[Records with drawing code]
════════════════════
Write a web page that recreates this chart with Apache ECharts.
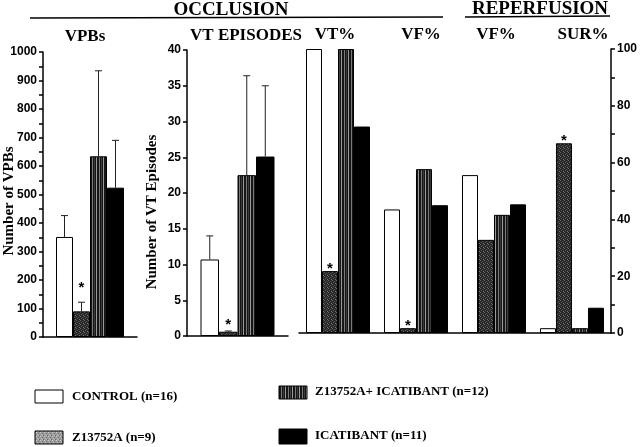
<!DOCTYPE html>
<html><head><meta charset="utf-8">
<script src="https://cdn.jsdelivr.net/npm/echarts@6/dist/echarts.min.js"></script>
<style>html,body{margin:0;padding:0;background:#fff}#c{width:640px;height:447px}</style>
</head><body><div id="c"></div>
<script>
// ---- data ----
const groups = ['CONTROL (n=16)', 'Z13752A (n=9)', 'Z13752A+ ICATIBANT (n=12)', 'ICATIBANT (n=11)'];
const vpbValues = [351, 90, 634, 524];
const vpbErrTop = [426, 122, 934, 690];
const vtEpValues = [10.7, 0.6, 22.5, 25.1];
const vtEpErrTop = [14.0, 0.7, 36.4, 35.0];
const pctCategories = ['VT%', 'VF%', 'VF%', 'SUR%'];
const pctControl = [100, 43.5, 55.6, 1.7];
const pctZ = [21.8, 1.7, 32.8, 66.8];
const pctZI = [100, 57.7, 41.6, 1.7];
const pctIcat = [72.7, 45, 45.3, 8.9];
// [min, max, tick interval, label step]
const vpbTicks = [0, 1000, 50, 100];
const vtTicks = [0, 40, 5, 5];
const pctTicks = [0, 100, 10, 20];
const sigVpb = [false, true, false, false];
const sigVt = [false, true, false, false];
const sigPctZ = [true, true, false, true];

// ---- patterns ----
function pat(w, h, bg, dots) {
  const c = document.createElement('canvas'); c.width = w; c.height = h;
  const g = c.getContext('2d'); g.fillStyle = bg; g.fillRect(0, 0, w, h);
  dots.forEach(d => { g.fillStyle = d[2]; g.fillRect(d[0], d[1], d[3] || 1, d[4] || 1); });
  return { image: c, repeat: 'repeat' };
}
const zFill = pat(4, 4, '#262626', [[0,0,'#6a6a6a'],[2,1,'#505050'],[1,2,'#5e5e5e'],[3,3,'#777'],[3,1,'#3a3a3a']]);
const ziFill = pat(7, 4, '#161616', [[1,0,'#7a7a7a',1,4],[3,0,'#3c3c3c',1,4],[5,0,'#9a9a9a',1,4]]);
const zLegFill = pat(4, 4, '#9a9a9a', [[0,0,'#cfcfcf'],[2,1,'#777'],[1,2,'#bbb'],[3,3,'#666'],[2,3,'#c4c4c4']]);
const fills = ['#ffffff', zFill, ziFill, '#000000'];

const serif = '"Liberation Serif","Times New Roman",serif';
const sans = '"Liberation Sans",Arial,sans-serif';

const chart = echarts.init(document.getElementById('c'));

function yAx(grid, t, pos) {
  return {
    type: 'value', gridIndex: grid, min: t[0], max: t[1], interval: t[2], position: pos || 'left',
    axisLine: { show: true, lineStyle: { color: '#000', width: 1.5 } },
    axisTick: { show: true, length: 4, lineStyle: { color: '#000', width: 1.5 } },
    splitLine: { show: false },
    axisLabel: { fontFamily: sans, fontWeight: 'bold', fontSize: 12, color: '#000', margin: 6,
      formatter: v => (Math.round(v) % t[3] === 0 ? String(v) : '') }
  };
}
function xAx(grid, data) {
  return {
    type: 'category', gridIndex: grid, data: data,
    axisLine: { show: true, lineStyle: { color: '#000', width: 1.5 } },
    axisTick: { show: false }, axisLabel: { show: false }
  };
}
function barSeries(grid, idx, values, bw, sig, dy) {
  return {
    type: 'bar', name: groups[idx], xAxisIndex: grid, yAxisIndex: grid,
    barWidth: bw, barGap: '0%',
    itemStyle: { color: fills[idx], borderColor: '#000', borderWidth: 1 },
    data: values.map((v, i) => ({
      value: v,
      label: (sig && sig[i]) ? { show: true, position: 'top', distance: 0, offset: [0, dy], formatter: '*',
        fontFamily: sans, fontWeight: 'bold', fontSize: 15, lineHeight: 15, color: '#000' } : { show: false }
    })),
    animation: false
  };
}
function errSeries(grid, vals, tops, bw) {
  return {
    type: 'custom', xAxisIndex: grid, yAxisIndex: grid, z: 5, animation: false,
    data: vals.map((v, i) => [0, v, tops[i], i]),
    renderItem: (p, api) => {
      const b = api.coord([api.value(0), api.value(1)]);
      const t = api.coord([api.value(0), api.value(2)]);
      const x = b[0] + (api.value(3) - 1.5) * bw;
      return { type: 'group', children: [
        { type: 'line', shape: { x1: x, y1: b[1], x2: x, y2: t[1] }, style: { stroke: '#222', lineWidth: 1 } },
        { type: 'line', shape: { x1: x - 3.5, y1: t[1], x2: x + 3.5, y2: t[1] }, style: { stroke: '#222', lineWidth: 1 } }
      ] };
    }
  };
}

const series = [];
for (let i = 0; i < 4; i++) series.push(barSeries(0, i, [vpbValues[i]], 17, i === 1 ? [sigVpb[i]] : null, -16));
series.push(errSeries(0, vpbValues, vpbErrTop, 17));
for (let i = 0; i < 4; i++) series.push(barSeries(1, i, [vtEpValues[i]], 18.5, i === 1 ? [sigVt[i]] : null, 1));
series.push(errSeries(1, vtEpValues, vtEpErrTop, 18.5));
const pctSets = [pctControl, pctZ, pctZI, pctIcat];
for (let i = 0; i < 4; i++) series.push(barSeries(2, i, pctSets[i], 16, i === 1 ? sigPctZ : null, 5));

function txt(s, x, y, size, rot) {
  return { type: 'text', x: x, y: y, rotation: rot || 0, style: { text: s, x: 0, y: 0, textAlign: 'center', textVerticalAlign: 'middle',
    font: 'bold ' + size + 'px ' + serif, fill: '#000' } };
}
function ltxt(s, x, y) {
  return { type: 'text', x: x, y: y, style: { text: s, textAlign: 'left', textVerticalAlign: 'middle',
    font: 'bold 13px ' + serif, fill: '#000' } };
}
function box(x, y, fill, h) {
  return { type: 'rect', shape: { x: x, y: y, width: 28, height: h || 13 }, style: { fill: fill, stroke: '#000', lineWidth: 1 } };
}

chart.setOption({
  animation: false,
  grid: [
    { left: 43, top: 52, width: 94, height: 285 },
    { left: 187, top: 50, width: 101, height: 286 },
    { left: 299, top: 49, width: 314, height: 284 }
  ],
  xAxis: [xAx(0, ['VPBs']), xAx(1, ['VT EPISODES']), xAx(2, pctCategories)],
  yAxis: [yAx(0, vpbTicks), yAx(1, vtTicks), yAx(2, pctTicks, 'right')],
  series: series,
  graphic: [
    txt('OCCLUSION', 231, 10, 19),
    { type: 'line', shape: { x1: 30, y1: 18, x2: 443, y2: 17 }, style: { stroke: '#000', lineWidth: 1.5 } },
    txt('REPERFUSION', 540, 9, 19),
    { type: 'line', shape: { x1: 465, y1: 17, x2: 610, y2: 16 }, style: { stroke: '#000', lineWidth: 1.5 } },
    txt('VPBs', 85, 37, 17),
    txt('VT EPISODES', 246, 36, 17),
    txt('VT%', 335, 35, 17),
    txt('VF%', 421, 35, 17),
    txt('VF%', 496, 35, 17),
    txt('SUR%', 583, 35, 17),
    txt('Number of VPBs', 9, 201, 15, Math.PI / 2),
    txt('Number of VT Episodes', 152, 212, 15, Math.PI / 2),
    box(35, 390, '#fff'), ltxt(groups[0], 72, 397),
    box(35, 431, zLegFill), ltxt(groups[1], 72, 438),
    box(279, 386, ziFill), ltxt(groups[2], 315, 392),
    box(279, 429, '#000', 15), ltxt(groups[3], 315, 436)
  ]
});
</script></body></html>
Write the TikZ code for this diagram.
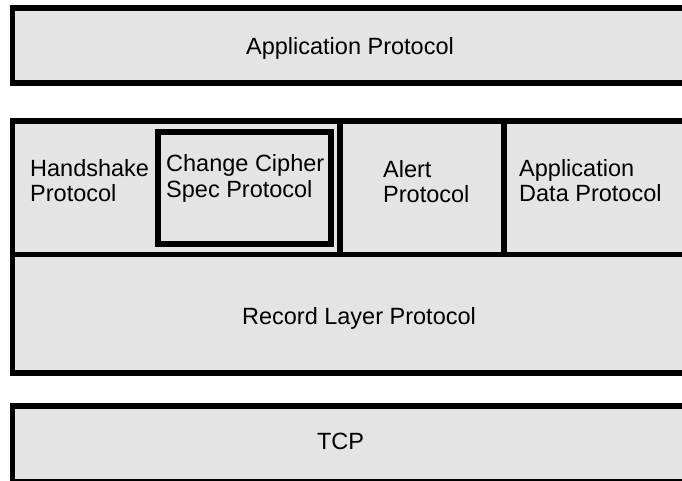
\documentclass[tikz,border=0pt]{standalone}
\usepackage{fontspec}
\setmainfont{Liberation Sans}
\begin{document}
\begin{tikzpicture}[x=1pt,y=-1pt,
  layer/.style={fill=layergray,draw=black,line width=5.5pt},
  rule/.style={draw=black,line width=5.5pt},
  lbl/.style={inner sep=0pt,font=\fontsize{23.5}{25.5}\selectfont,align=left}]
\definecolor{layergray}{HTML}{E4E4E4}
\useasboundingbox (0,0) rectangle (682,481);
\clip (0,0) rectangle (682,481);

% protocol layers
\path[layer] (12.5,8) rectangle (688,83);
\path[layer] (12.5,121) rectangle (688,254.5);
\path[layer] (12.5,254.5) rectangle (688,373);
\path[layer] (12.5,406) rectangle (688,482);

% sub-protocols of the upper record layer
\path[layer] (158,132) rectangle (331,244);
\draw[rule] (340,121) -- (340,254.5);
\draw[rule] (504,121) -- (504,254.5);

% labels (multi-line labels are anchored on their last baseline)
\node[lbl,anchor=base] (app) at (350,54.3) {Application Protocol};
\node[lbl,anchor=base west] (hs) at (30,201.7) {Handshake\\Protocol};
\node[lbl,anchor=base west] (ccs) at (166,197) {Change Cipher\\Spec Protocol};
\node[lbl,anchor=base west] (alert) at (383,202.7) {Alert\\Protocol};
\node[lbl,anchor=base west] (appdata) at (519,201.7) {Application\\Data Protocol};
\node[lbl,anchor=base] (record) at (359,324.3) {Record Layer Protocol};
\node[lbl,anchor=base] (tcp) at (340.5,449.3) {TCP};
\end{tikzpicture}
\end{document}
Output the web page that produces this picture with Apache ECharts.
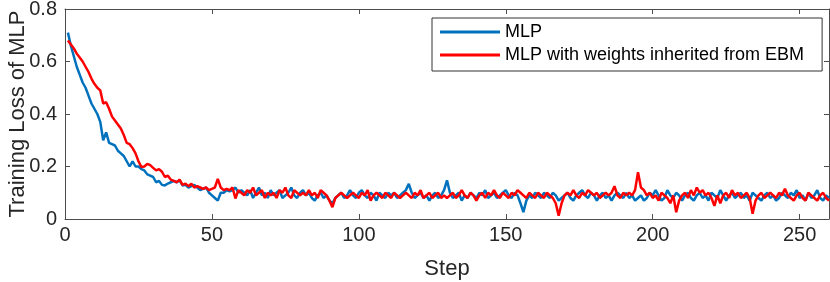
════════════════════
From the first line of the listing above, repeat every line through the one holding "const chart = echarts.init(document.getElementById('c'));". Both ends count, and pictures stay out.

*FINAL RESULT:*
Write a web page that recreates this chart with Apache ECharts.
<!DOCTYPE html>
<html><head><meta charset="utf-8">
<script src="https://cdn.jsdelivr.net/npm/echarts@6/dist/echarts.min.js"></script>
<style>html,body{margin:0;padding:0;background:#fff}#c{width:640px;height:447px}</style>
</head><body><div id="c"></div>
<script>
// ---- data ----
const groups = ['CONTROL (n=16)', 'Z13752A (n=9)', 'Z13752A+ ICATIBANT (n=12)', 'ICATIBANT (n=11)'];
const vpbValues = [351, 90, 634, 524];
const vpbErrTop = [426, 122, 934, 690];
const vtEpValues = [10.7, 0.6, 22.5, 25.1];
const vtEpErrTop = [14.0, 0.7, 36.4, 35.0];
const pctCategories = ['VT%', 'VF%', 'VF%', 'SUR%'];
const pctControl = [100, 43.5, 55.6, 1.7];
const pctZ = [21.8, 1.7, 32.8, 66.8];
const pctZI = [100, 57.7, 41.6, 1.7];
const pctIcat = [72.7, 45, 45.3, 8.9];
// [min, max, tick interval, label step]
const vpbTicks = [0, 1000, 50, 100];
const vtTicks = [0, 40, 5, 5];
const pctTicks = [0, 100, 10, 20];
const sigVpb = [false, true, false, false];
const sigVt = [false, true, false, false];
const sigPctZ = [true, true, false, true];

// ---- patterns ----
function pat(w, h, bg, dots) {
  const c = document.createElement('canvas'); c.width = w; c.height = h;
  const g = c.getContext('2d'); g.fillStyle = bg; g.fillRect(0, 0, w, h);
  dots.forEach(d => { g.fillStyle = d[2]; g.fillRect(d[0], d[1], d[3] || 1, d[4] || 1); });
  return { image: c, repeat: 'repeat' };
}
const zFill = pat(4, 4, '#262626', [[0,0,'#6a6a6a'],[2,1,'#505050'],[1,2,'#5e5e5e'],[3,3,'#777'],[3,1,'#3a3a3a']]);
const ziFill = pat(7, 4, '#161616', [[1,0,'#7a7a7a',1,4],[3,0,'#3c3c3c',1,4],[5,0,'#9a9a9a',1,4]]);
const zLegFill = pat(4, 4, '#9a9a9a', [[0,0,'#cfcfcf'],[2,1,'#777'],[1,2,'#bbb'],[3,3,'#666'],[2,3,'#c4c4c4']]);
const fills = ['#ffffff', zFill, ziFill, '#000000'];

const serif = '"Liberation Serif","Times New Roman",serif';
const sans = '"Liberation Sans",Arial,sans-serif';

const chart = echarts.init(document.getElementById('c'));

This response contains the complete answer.